**GIVEN EXERCISE**
Extract the opening line of the entries and every line after it, stopping at and including the line that contains "Chart.register(...registerables);". Do not include pictures.

━━ DATA SUPPLIED ━━

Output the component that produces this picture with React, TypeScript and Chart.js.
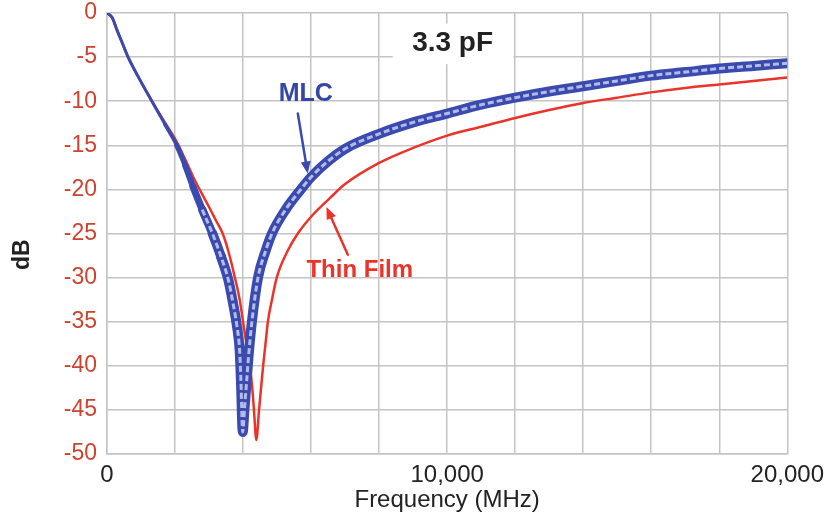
import React, { useEffect, useRef } from 'react';
import { Chart, registerables } from 'chart.js';

Chart.register(...registerables);

// ---- Data ----
const MLC_FREQ = [0, 150, 300, 450, 620, 900, 1320, 1700, 2050, 2300, 2530, 2800, 3100, 3350, 3570, 3700, 3820, 3900, 3940, 3990, 4040, 4100, 4160, 4260, 4440, 4670, 4850, 5250, 5700, 6000, 6500, 7000, 8000, 9000, 10000, 11000, 12000, 13000, 14000, 15000, 16000, 17000, 18000, 19000, 20000];
const MLC_DB = [0, -0.5, -2.0, -3.4, -5.0, -7.1, -10.0, -12.6, -15.0, -17.3, -19.7, -22.3, -25.0, -27.6, -30.3, -32.8, -35.5, -38.3, -42.0, -47.5, -45.0, -42.0, -39.0, -35.0, -30.0, -26.9, -25.0, -22.3, -20.0, -18.6, -16.8, -15.4, -13.7, -12.4, -11.4, -10.4, -9.6, -8.9, -8.3, -7.7, -7.1, -6.7, -6.3, -6.0, -5.7];

const TF_FREQ = [0, 150, 300, 450, 620, 900, 1320, 1700, 2050, 2300, 2550, 2750, 3000, 3200, 3400, 3560, 3760, 3900, 4000, 4100, 4200, 4270, 4320, 4390, 4470, 4530, 4590, 4660, 4730, 4850, 4990, 5320, 5610, 6000, 6550, 7000, 8000, 9000, 10000, 11000, 12000, 13000, 14000, 15000, 16000, 17000, 18000, 19000, 20000];
const TF_DB = [0, -0.5, -2.0, -3.4, -5.0, -7.1, -10.0, -12.4, -14.6, -16.6, -18.7, -20.2, -22.0, -23.5, -25.0, -26.9, -30.0, -32.5, -35.0, -37.5, -40.0, -42.5, -45.0, -48.4, -45.0, -42.5, -40.0, -37.5, -35.0, -32.5, -30.0, -26.9, -25.0, -23.1, -21.0, -19.4, -17.0, -15.3, -13.9, -12.9, -11.9, -11.0, -10.2, -9.6, -9.0, -8.5, -8.1, -7.7, -7.3];

const X_MIN = 0;
const X_MAX = 20000;
const X_STEP = 2000;
const X_LABELED_TICKS = [0, 10000, 20000];
const Y_MIN = -50;
const Y_MAX = 0;
const Y_STEP = 5;

const CAPACITANCE_LABEL = '3.3 pF';
const MLC_LABEL = 'MLC';
const TF_LABEL = 'Thin Film';
const X_TITLE = 'Frequency (MHz)';
const Y_TITLE = 'dB';

const FONT = "'Liberation Sans', Arial, Helvetica, sans-serif";
const BLUE = '#3a4aae';
const BLUE_TEXT = '#3447a8';
const BLUE_LIGHT = '#b3bbe8';
const RED = '#ec3329';
const RED_TICK = '#cc4330';
const GRID = '#c4c4c4';
const DARK = '#222222';

function toPoints(xs: number[], ys: number[]) {
  return xs.map((x, i) => ({ x, y: ys[i] }));
}

function bandWidth(f: number) {
  if (f <= 1700) return 3;
  if (f >= 3300) return 10;
  return 3 + ((f - 1700) / 1600) * 7;
}

function drawArrow(ctx: CanvasRenderingContext2D, x0: number, y0: number, x1: number, y1: number, color: string) {
  const ang = Math.atan2(y1 - y0, x1 - x0);
  const head = 12;
  const half = 5;
  ctx.save();
  ctx.strokeStyle = color;
  ctx.fillStyle = color;
  ctx.lineWidth = 2.5;
  ctx.lineCap = 'round';
  ctx.beginPath();
  ctx.moveTo(x0, y0);
  ctx.lineTo(x1 - Math.cos(ang) * head * 0.8, y1 - Math.sin(ang) * head * 0.8);
  ctx.stroke();
  ctx.beginPath();
  ctx.moveTo(x1, y1);
  ctx.lineTo(x1 - Math.cos(ang) * head - Math.sin(ang) * half, y1 - Math.sin(ang) * head + Math.cos(ang) * half);
  ctx.lineTo(x1 - Math.cos(ang) * head + Math.sin(ang) * half, y1 - Math.sin(ang) * head - Math.cos(ang) * half);
  ctx.closePath();
  ctx.fill();
  ctx.restore();
}

const annotationPlugin = {
  id: 'annotations',
  beforeDatasetsDraw(chart: any) {
    const { ctx, scales } = chart;
    const x = scales.x;
    const y = scales.y;
    // white box behind the capacitance label
    const l = x.getPixelForValue(8400);
    const r = x.getPixelForValue(11950);
    const t = y.getPixelForValue(-1.2);
    const b = y.getPixelForValue(-5.8);
    ctx.save();
    ctx.fillStyle = '#ffffff';
    ctx.fillRect(l, t, r - l, b - t);
    ctx.restore();
  },
  afterDatasetsDraw(chart: any) {
    const { ctx, scales } = chart;
    const x = scales.x;
    const y = scales.y;
    ctx.save();
    ctx.textAlign = 'center';
    ctx.textBaseline = 'middle';

    ctx.fillStyle = DARK;
    ctx.font = `bold 28px ${FONT}`;
    ctx.fillText(CAPACITANCE_LABEL, x.getPixelForValue(10160), y.getPixelForValue(-3.4));

    ctx.fillStyle = BLUE_TEXT;
    ctx.font = `bold 25px ${FONT}`;
    ctx.fillText(MLC_LABEL, x.getPixelForValue(5845), y.getPixelForValue(-9.2));

    ctx.fillStyle = RED;
    ctx.font = `bold 24px ${FONT}`;
    ctx.fillText(TF_LABEL, x.getPixelForValue(7430), y.getPixelForValue(-29.2));

    drawArrow(ctx, x.getPixelForValue(5610), y.getPixelForValue(-11.4), x.getPixelForValue(5900), y.getPixelForValue(-18.2), BLUE);
    drawArrow(ctx, x.getPixelForValue(7080), y.getPixelForValue(-27.4), x.getPixelForValue(6450), y.getPixelForValue(-22.0), RED);

    // y-axis title
    ctx.save();
    ctx.translate(23, y.getPixelForValue(-27.4));
    ctx.rotate(-Math.PI / 2);
    ctx.fillStyle = DARK;
    ctx.font = `bold 23px ${FONT}`;
    ctx.fillText(Y_TITLE, 0, 0);
    ctx.restore();

    ctx.restore();
  },
};

export default function App() {
  const canvasRef = useRef<HTMLCanvasElement | null>(null);

  useEffect(() => {
    const canvas = canvasRef.current;
    if (!canvas) return;
    const mlcPoints = toPoints(MLC_FREQ, MLC_DB);
    const tfPoints = toPoints(TF_FREQ, TF_DB);

    const chart = new Chart(canvas, {
      type: 'line',
      data: {
        datasets: [
          {
            label: 'MLC pattern',
            data: mlcPoints,
            borderColor: BLUE_LIGHT,
            borderWidth: 3,
            borderDash: [6, 3],
            pointRadius: 0,
            cubicInterpolationMode: 'monotone',
            segment: {
              borderColor: (c: any) => (c.p0.parsed.x >= 2800 ? BLUE_LIGHT : 'rgba(0,0,0,0)'),
            },
          },
          {
            label: 'MLC',
            data: mlcPoints,
            borderColor: BLUE,
            borderWidth: 3,
            borderCapStyle: 'round',
            borderJoinStyle: 'round',
            pointRadius: 0,
            cubicInterpolationMode: 'monotone',
            segment: {
              borderWidth: (c: any) => bandWidth((c.p0.parsed.x + c.p1.parsed.x) / 2),
            },
          },
          {
            label: 'Thin Film',
            data: tfPoints,
            borderColor: RED,
            borderWidth: 2.5,
            pointRadius: 0,
            cubicInterpolationMode: 'monotone',
          },
        ],
      },
      options: {
        animation: false,
        responsive: false,
        maintainAspectRatio: false,
        layout: { padding: { left: 0, top: 13, right: 43, bottom: 0 } },
        plugins: {
          legend: { display: false },
          tooltip: { enabled: false },
        },
        scales: {
          x: {
            type: 'linear',
            min: X_MIN,
            max: X_MAX,
            afterFit: (s: any) => {
              s.height = 72;
            },
            afterBuildTicks: (s: any) => {
              const ticks = [];
              for (let v = X_MIN; v <= X_MAX; v += X_STEP) ticks.push({ value: v });
              s.ticks = ticks;
            },
            ticks: {
              autoSkip: false,
              maxRotation: 0,
              padding: 7,
              color: DARK,
              font: { family: FONT, size: 24 },
              callback: (v: any) => (X_LABELED_TICKS.includes(Number(v)) ? Number(v).toLocaleString('en-US') : ''),
            },
            grid: { color: GRID, lineWidth: 1.5, drawTicks: false },
            border: { color: GRID, width: 1.5 },
            title: {
              display: true,
              text: X_TITLE,
              color: DARK,
              font: { family: FONT, size: 24 },
              padding: { top: 0, bottom: 11 },
            },
          },
          y: {
            type: 'linear',
            min: Y_MIN,
            max: Y_MAX,
            afterFit: (s: any) => {
              s.width = 107;
              s.paddingTop = 0;
            },
            ticks: {
              stepSize: Y_STEP,
              padding: 0,
              color: RED_TICK,
              font: { family: FONT, size: 23 },
            },
            grid: { color: GRID, lineWidth: 1.5, drawTicks: true, tickLength: 10, tickColor: 'rgba(0,0,0,0)' },
            border: { color: GRID, width: 1.5 },
          },
        },
      },
      plugins: [annotationPlugin],
    } as any);

    return () => {
      chart.destroy();
    };
  }, []);

  return (
    <div style={{ position: 'fixed', left: 0, top: 0, width: 831, height: 526, background: '#ffffff' }}>
      <canvas ref={canvasRef} width={831} height={526} style={{ display: 'block' }} />
    </div>
  );
}
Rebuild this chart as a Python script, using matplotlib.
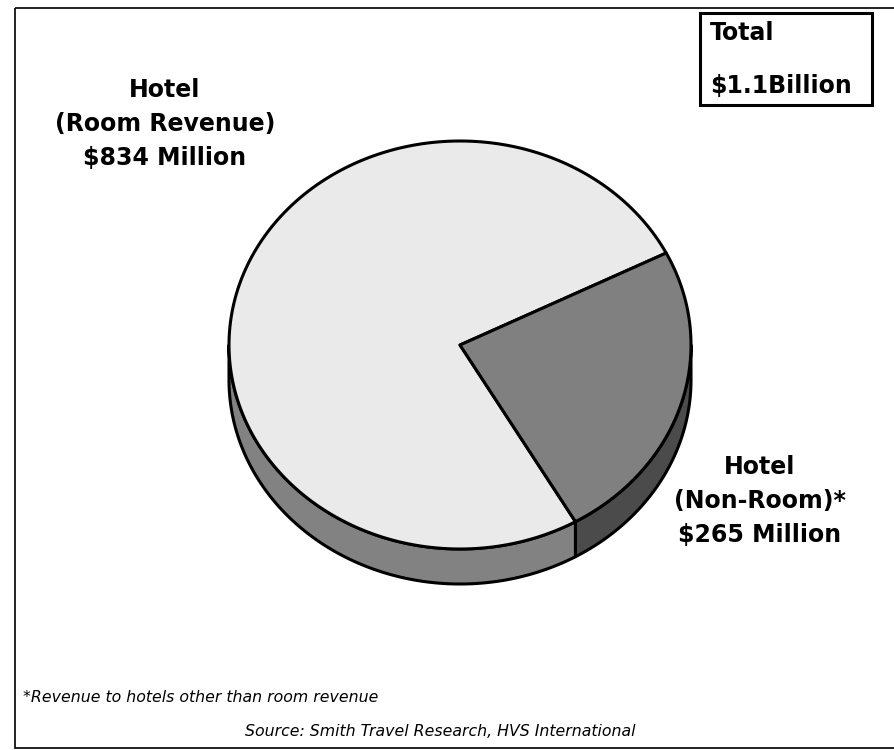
import numpy as np
import matplotlib.pyplot as plt
from matplotlib.patches import Polygon, Rectangle

# Hotel revenue split (millions of dollars)
segments = ["Hotel\n(Room Revenue)\n$834 Million", "Hotel\n(Non-Room)*\n$265 Million"]
values = [834, 265]
total_lines = ["Total", "$1.1Billion"]
footnote = "*Revenue to hotels other than room revenue"
source = "Source: Smith Travel Research, HVS International"

top_colors = ["#eaeaea", "#808080"]
side_colors = ["#828282", "#4b4b4b"]

W, H = 895, 750
fig = plt.figure(figsize=(W / 100, H / 100), dpi=100)
ax = fig.add_axes([0, 0, 1, 1])
ax.set_xlim(0, W)
ax.set_ylim(H, 0)
ax.axis("off")

# outer frame (right side runs off the page)
ax.add_patch(Rectangle((15, 8), 890, 740, fill=False, lw=1.3, ec="#111111"))

# pie geometry (pixels)
cx, cy, rx, ry, depth = 460, 345, 231, 204, 35
start = 26.8  # degrees, room slice starts here and runs counter-clockwise

fracs = np.array(values) / sum(values)
spans = fracs * 360
angles = []
a = start
for s in spans:
    angles.append((a, a + s))
    a += s


def arc(t0, t1, dy=0, n=200):
    t = np.radians(np.linspace(t0, t1, n))
    return np.column_stack([cx + rx * np.cos(t), cy - ry * np.sin(t) + dy])


# side walls: only the front half (180..360 deg) is visible
for (t0, t1), col in zip(angles, side_colors):
    for k in range(-1, 2):
        lo = max(t0, 180 + 360 * k)
        hi = min(t1, 360 + 360 * k)
        if hi <= lo:
            continue
        top = arc(lo, hi)
        bot = arc(lo, hi, depth)[::-1]
        ax.add_patch(Polygon(np.vstack([top, bot]), closed=True,
                             fc=col, ec="black", lw=2.2, joinstyle="round"))

# top faces
for (t0, t1), col in zip(angles, top_colors):
    pts = np.vstack([[cx, cy], arc(t0, t1)])
    ax.add_patch(Polygon(pts, closed=True, fc=col, ec="black", lw=2.2,
                         joinstyle="round"))

font = dict(family="DejaVu Sans", fontweight="bold", fontsize=17)
ax.text(165, 124, segments[0], ha="center", va="center",
        linespacing=1.55, **font)
ax.text(760, 501, segments[1], ha="center", va="center",
        linespacing=1.55, **font)

# total box
ax.add_patch(Rectangle((700, 13), 172, 92, fill=False, lw=2.2, ec="black"))
ax.text(710, 33, total_lines[0], ha="left", va="center", **font)
ax.text(710, 86, total_lines[1], ha="left", va="center", **font)

small = dict(family="DejaVu Sans", style="italic", fontsize=11.3)
ax.text(23, 698, footnote, ha="left", va="center", **small)
ax.text(245, 731, source, ha="left", va="center", **small)

fig.savefig("out.png", dpi=100)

━━━

**THE COMPLETED TASK**
Output the component that produces this picture with React, TypeScript and Chart.js.
import React, { useEffect, useRef } from 'react';
import { Chart, registerables } from 'chart.js';

Chart.register(...registerables);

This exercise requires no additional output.